Giving Hope to Flood Victims: Young Lawyers Help Victims Keep Their Heads Above Water
Jill M. Kastner is an Assistant Editor of The Affiliate and General Counsel of Strat-O-Kastner in Glendale, Wisconsin.
When disaster strikes, the ABA YLD is ready to coordinate with FEMA to provide volunteer legal services for victims in need, and this year has seen no shortage of disasters or people in need.
Fall started off with another bad hurricane season. Winter ended with severe winter storms and floods throughout the United States. And spring hasn’t been much better with more rain and flooding, from Hawaii to Washington, North Dakota to Kentucky.
In Honolulu, Hawaii, heavy rains, high winds, and flooding destroyed more than sixty homes and damaged more than 360 residences, 90 percent of which belonged to low-income households. In Washington, severe winter snow and rain caused landslides, mudslides, and flooding, destroying homes and businesses. In Fargo, on the boarder of North Dakota and Minnesota, the Red River crested more than three feet above record highs. Thousands were forced to flee their homes as icy flood waters inundated towns, villages, and farms. Entire towns were devastated by the floods and the resulting damage.
District Representatives Spring into Action
To help flood victims in the hardest hit areas, each state’s District Representative works closely with FEMA to coordinate and manage the delivery of legal services to disaster victims. Already this year, the ABA YLD has sprung into action several times: first when then-President Bush declared a major disaster in Hawaii and Washington State; then, in April, when President Obama declared a major disaster in Fargo, North Dakota.
Once FEMA authorizes help from the ABA YLD, a hotline is set up within forty-eight hours. The hotline allows victims to call in and identify legal questions and needs. Jill Hasegowa, District Rep for Hawaii, set up a new hotline to help flood victims in Hawaii. Andrew Schpak, District Rep for Washington worked with the Washington State Bar to set up its hotline. In North Dakota, District Rep Sarah Theophilus started work to set up a disaster assistance hotline even before President Obama issued his declaration.
“The most rewarding part was making sure that those who need the assistance receive it,” says Schpak. “If you are a young lawyer, volunteer to help. . . . Although it is not a huge time commitment to answer a call or two that comes in to the hotline, you are able to help someone at a time when they need help the most.”

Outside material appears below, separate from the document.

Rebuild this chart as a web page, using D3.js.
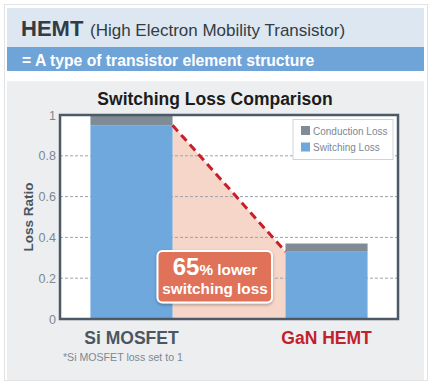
<!DOCTYPE html>
<html><head><meta charset="utf-8">
<script src="https://cdn.jsdelivr.net/npm/d3@7"></script>
<style>body{margin:0;background:#fff;font-family:"Liberation Sans",Arial,sans-serif;}</style>
</head><body>
<svg id="c" width="432" height="385"></svg>
<script>
const categories = ["Si MOSFET", "GaN HEMT"];
const switchingLoss = [0.95, 0.33];
const conductionLoss = [0.05, 0.04];
const yTicks = [0, 0.2, 0.4, 0.6, 0.8, 1];
const seriesNames = ["Conduction Loss", "Switching Loss"];
const seriesColors = ["#7f8b95", "#6fa8dc"];
const catColors = ["#4a5660", "#c1212b"];

const svg = d3.select("#c");
// frame
svg.append("rect").attr("x",4.5).attr("y",4.5).attr("width",423).attr("height",376).attr("fill","#fff").attr("stroke","#e2e2e2");
svg.append("rect").attr("x",7).attr("y",8).attr("width",417).attr("height",39).attr("fill","#dce7f2");
svg.append("rect").attr("x",7).attr("y",47).attr("width",417).attr("height",24).attr("fill","#6fa4d9");
svg.append("rect").attr("x",7).attr("y",81).attr("width",417).attr("height",299).attr("fill","#eceef0");

svg.append("text").attr("x",21).attr("y",36).attr("fill","#333c43").attr("font-size",22).attr("font-weight","bold").text("HEMT");
svg.append("text").attr("x",90).attr("y",36).attr("fill","#333c43").attr("font-size",17).text("(High Electron Mobility Transistor)");
svg.append("text").attr("x",22).attr("y",65.5).attr("fill","#fff").attr("font-size",15.7).attr("font-weight","bold")
  .text("= A type of transistor element structure");

svg.append("text").attr("x",215).attr("y",105).attr("text-anchor","middle").attr("font-size",17.5)
  .attr("font-weight","bold").attr("fill","#1c1c1c").text("Switching Loss Comparison");

const L=60, R=398, T=115, B=319;
const x = d3.scaleBand().domain(categories).range([L,R]).paddingInner(0.579).paddingOuter(0.156);
const y = d3.scaleLinear().domain([0,1]).range([B,T]);

svg.append("rect").attr("x",L).attr("y",T).attr("width",R-L).attr("height",B-T).attr("fill","#fff");

// pink area between bars
const x0 = x(categories[0]) + x.bandwidth(), x1 = x(categories[1]);
svg.append("path").attr("fill","#f6d6c9")
  .attr("d", d3.area().x(d=>d[0]).y0(y(0)).y1(d=>y(d[1]))([[x0,switchingLoss[0]],[x1,switchingLoss[1]]]));

// grid
const yAxis = d3.axisLeft(y).tickValues(yTicks).tickSize(0).tickPadding(4).tickFormat(d3.format("~g"));
const ga = svg.append("g").attr("transform",`translate(${L},0)`).call(yAxis);
ga.select(".domain").remove();
ga.selectAll("text").attr("font-size",12.5).attr("fill","#7c8893").attr("font-family","Liberation Sans, Arial, sans-serif");
svg.append("g").selectAll("line").data(yTicks.filter(d=>d>0&&d<1)).join("line")
  .attr("x1",L).attr("x2",R).attr("y1",d=>y(d)).attr("y2",d=>y(d))
  .attr("stroke","#9aa3aa").attr("stroke-width",1).attr("stroke-dasharray","3,2");

// bars
const stacks = categories.map((c,i)=>({c, s:switchingLoss[i], k:conductionLoss[i]}));
svg.append("g").selectAll("rect").data(stacks).join("rect")
  .attr("x",d=>x(d.c)).attr("width",x.bandwidth()).attr("y",d=>y(d.s)).attr("height",d=>y(0)-y(d.s)).attr("fill",seriesColors[1]);
svg.append("g").selectAll("rect").data(stacks).join("rect")
  .attr("x",d=>x(d.c)).attr("width",x.bandwidth()).attr("y",d=>y(d.s+d.k)).attr("height",d=>y(d.s)-y(d.s+d.k)).attr("fill",seriesColors[0]);

// dashed red line
svg.append("line").attr("x1",x0).attr("y1",y(switchingLoss[0])).attr("x2",x1).attr("y2",y(switchingLoss[1]))
  .attr("stroke","#c8202b").attr("stroke-width",3).attr("stroke-dasharray","8,5");

// plot frame
svg.append("rect").attr("x",L).attr("y",T).attr("width",R-L).attr("height",B-T).attr("fill","none")
  .attr("stroke","#4b5a66").attr("stroke-width",2.5);

// legend
const lg = svg.append("g");
lg.append("rect").attr("x",293).attr("y",119.5).attr("width",100).attr("height",40).attr("fill","#fff").attr("stroke","#cfd3d6");
seriesNames.forEach((n,i)=>{
  lg.append("rect").attr("x",301).attr("y",126+i*16.5).attr("width",9).attr("height",9).attr("fill",seriesColors[i]);
  lg.append("text").attr("x",313).attr("y",134.5+i*16.5).attr("font-size",10).attr("fill","#7c8893").text(n);
});

// annotation
const defs = svg.append("defs");
const f = defs.append("filter").attr("id","sh").attr("x","-20%").attr("y","-20%").attr("width","140%").attr("height","150%");
f.append("feDropShadow").attr("dx",0).attr("dy",1.5).attr("stdDeviation",1.5).attr("flood-color","#000").attr("flood-opacity",0.3);
svg.append("rect").attr("x",157.5).attr("y",251).attr("width",114.5).attr("height",51.5).attr("rx",5)
  .attr("fill","#e0725a").attr("stroke","#fff").attr("stroke-width",2).attr("filter","url(#sh)");
const a1 = svg.append("text").attr("x",215).attr("y",275).attr("text-anchor","middle").attr("fill","#fff").attr("font-weight","bold");
a1.append("tspan").attr("font-size",24).text("65");
a1.append("tspan").attr("font-size",15.3).text("% lower");
svg.append("text").attr("x",215).attr("y",293.5).attr("text-anchor","middle").attr("fill","#fff").attr("font-weight","bold")
  .attr("font-size",15.3).text("switching loss");

// y title
svg.append("text").attr("transform","translate(33,217) rotate(-90)").attr("text-anchor","middle")
  .attr("font-size",13.5).attr("font-weight","bold").attr("fill","#4a5660").text("Loss Ratio");

// x labels
svg.append("g").selectAll("text").data(categories).join("text")
  .attr("x",d=>x(d)+x.bandwidth()/2).attr("y",344).attr("text-anchor","middle")
  .attr("font-size",17.5).attr("font-weight","bold").attr("fill",(d,i)=>catColors[i]).text(d=>d);
svg.append("text").attr("x",63).attr("y",360.5).attr("font-size",10.6).attr("fill","#7c8893").text("*Si MOSFET loss set to 1");
</script>
</body></html>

Disaster victims have a variety of legal needs, the most common of which include:
- insurance coverage questions,
- landlord/tenant issues,
- real property issues,
- municipal liability, and
- how FEMA can help.
You can’t “wait until the disaster strikes to coordinate with the local bar associations,” says Andrew Schpak. Every District Rep knows that they need to be prepared for when disaster strikes. “I was lucky that I had already talked with the Washington State Bar and we had already decided how to manage the situation if a disaster struck. That made the process much more streamlined when we did eventually get the green light to set up the DLS hotline.”
ABA YLD District Representatives contribute a lot of volunteer time to this effort. For the disaster in Washington, Schpak donated more than forty-five hours of his own time, helping dozens of individuals.
Local Bars Step in
Not all disasters call for Disaster Legal Services. For District Reps to be activated, they first need authorization from FEMA. Even when the President declares a disaster, FEMA may not activate Disaster Legal Services. That happened this year in Kentucky and, for over a month, in Fargo, North Dakota/Minnesota. In these cases, local bar groups can provide volunteer legal services to victims on their own. This was the case for young lawyer leaders in Minnesota.
Jennifer Daugherty, former District Rep for Minnesota, is working with the Minnesota Northwest Legal Aid Services to set up a toll-free number for flood victims. “They will assist eligible callers,” says Daugherty. “[F]or those who exceed eligibility requirements, [we] will have the Minnesota State Bar take over and find a volunteer to assist the caller.”
ABA YLD’s Disaster Legal Services Program Overview
- The Disaster Legal Services (DLS) program is a federal disaster legal assistance program operated by the ABA YLD under a memorandum of understanding with Federal Emergency Management Agency (FEMA), a division of the Department of Homeland Security.
- Through DLS, persons affected by major disasters may receive free legal assistance.
- The DLS hotline is a toll free number connecting disaster victims with attorneys.
- The DLS hotline serves two key functions:
1. Attorneys staffing the hotline provide basic legal advice to callers.
2. When a caller needs more advanced legal advice, a hotline operator can perform intake and forward the caller’s legal matter to a volunteer attorney with that area of specialization.
- The goal is to establish a hotline within forty-eight hours of receiving the official request from FEMA to implement DLS.
- Since 2003, over 100,000 disaster victims have been served.